Handlungsbedarf sehen viele Werkzeugmaschinenbauer bei ihrem eigenen Vertrieb. Solange die Vertriebsmitarbeiter nicht in der Lage sind, den Anwendern die Vorteile der Linearantriebstechnik näher zu bringen und ihnen glaubhafte Kosten-Nutzen-Rechnungen mit überzeugenden Amortisationszeiten vorzulegen, wird die Skepsis bleiben.
Kugelgewindetriebe werden nicht vom Markt verschwinden
Bei dieser Vorgehensweise mit spitzem Bleistift muß kundenbezogen gearbeitet werden. Das gesamte Spektrum der Werkstücke, die auf den neuen Maschinen produziert werden sollen, ist mit einzubeziehen. Nur wenn sich der Mehrpreis der Maschinen durch weniger Stückkosten argumentieren läßt, können die neuen Maschinen verkauft werden.
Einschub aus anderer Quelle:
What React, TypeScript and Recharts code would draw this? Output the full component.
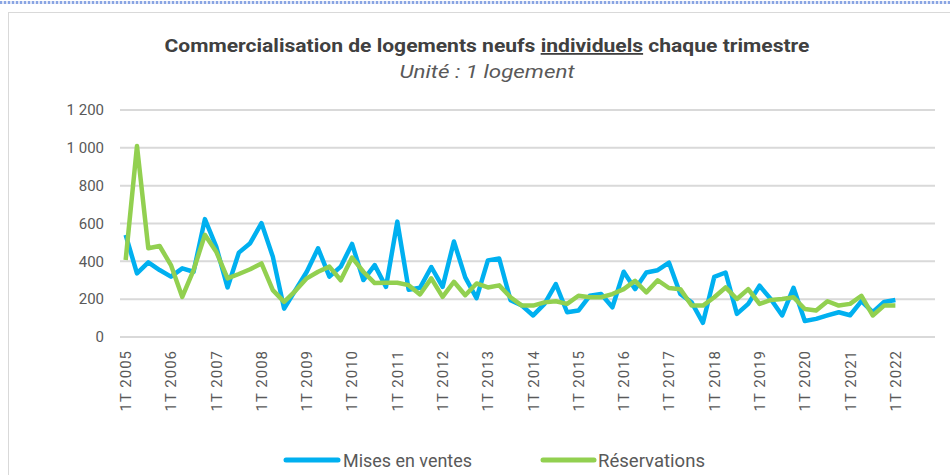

In einem Punkt ist sich die Fachwelt einig: Selbst bei einem wachsenden Marktanteil der Werkzeugmaschinen mit Linearantrieben würde das nicht das Ende der bewährten Kugelgewindetriebe bedeuten. Denn Spindelantriebe sind und bleiben die bessere Alternative bei allen Low-Cost-Maschinenanwendungen. Überdies sind auch die Hersteller der Spindelantriebe bemüht, die Verfahrgeschwindigkeiten und die Drehzahlkennwerte weiter in die Höhe zu treiben. Gute Kugelgewindetriebe erreichen heute Drehzahlkennwerte von 150000 bis 160000. Zwar ließen sich durch größere Steigungen theoretisch höhere Geschwindigkeiten erreichen, doch würde dadurch die Steifigkeit in axialer Richtung und die Vorschubkraft reduziert. Gefragt ist der gesunde Mittelwert. Beispielsweise gelten Steigungen von 30 bis 40 mm bei einem Durchmesser von 50 mm als obere Grenze, will man nicht riskieren, daß Steifigkeit und Vorschubkraft in die Knie gehen. Durch leichtere Bauteile lassen sich auch mit Spindelantrieben Maschinen realisieren, die 80 m/min fahren.